Metrics, Logs, Traces: When to Reach for Which
The three pillars overlap, but they answer different questions. Putting the right signal against the right question is half the win.
Every observability talk shows the same diagram: metrics, logs, traces, three overlapping circles. Then it stops. The actual question — which one do I reach for when X is happening? — gets answered by experience. This article skips the years.
1. What each one is actually good at
- Metrics — pre-aggregated numbers over time. Cheap to store, cheap to query, terrible at "why this one request was slow."
- Logs — per-event records. Great at "exactly what happened with this one thing," terrible at "what is the p95 over the last 24h."
- Traces — the path of a single request through every service. Great at "where did the latency go," irrelevant at scale unless sampled.
2. Use metrics for SLOs, alerts, and dashboards
Anything you want to alert on belongs in metrics. Counters for how often, histograms for how long. Histograms beat averages every time — averages hide tail latency.
// Prometheus client example
const httpDuration = new client.Histogram({
name: "http_request_duration_seconds",
labelNames: ["method", "route", "status"],
buckets: [0.005, 0.01, 0.025, 0.05, 0.1, 0.25, 0.5, 1, 2.5, 5, 10],
});
Label cardinality is the gotcha. user_id as a label is how you take Prometheus down. Anything with more than ~100 distinct values belongs in a trace attribute, not a metric label.
3. Use traces to find where time went
A trace is one request, broken into spans across every service it touched. The single most useful view is the waterfall — you immediately see whether the slow part is the database call, the downstream API, or the queue wait.
Sample wisely. 100% tracing is expensive and the long tail of traces all look similar. Two common patterns:
- Head sampling — decide at the entry point (1 in 100 requests). Cheapest, biased toward fast requests.
- Tail sampling — buffer all spans, decide after the request ends. Keep 100% of errors and slow requests, sample the rest. Costs RAM at the collector, pays for itself the first time you debug a tail-latency bug.
4. Use logs for the "exactly this happened" detail
When the metric tells you "errors spiked at 14:02," the trace tells you which request was slow, and the log tells you which row in which table caused the validation to fail. Logs are the bottom of the funnel.
The mistake most teams make: trying to use logs for everything. You can compute a count from logs, but the cost is 10–100× a metric. You can compute a p95 from logs, but you cannot do it at 14:02 when you need it.
5. The correlation glue: trace_id
Propagate trace_id everywhere. Logs include it, metrics emit exemplars that link to it, the trace itself is keyed by it. With trace_id threaded through, you can jump from a metric spike → exemplar → trace → logs in three clicks. Without it, you are pivoting on timestamp ranges and praying.
6. The decision tree
- Alert fires → metrics dashboard.
- "Why is this slower than last week?" → metrics histograms, then traces.

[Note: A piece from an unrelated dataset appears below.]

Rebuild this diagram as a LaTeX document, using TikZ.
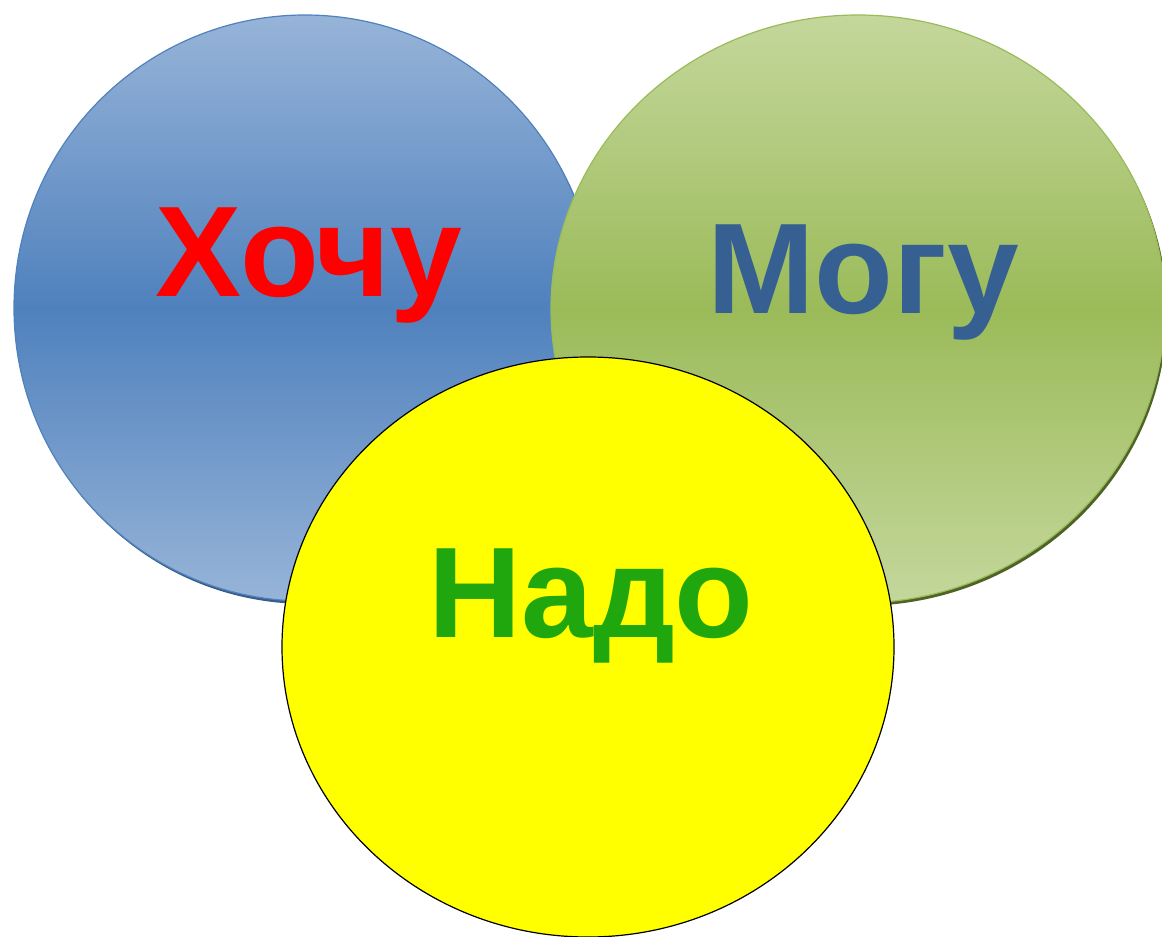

- "Where did the time go for that one slow request?" → trace waterfall.
- "Why did that specific request fail?" → logs, filtered by request_id.
- "What is happening right now?" → metrics.
- "What happened five minutes ago to that one user?" → logs.
The honest part
You will not get to do everything at once. If you have nothing, start with structured logs and one RED dashboard (rate, errors, duration) per service. Add traces when you have at least two services worth correlating. Add a SLO once the dashboard is honest. Observability is a stack you build floor by floor — skipping floors makes the higher ones useless.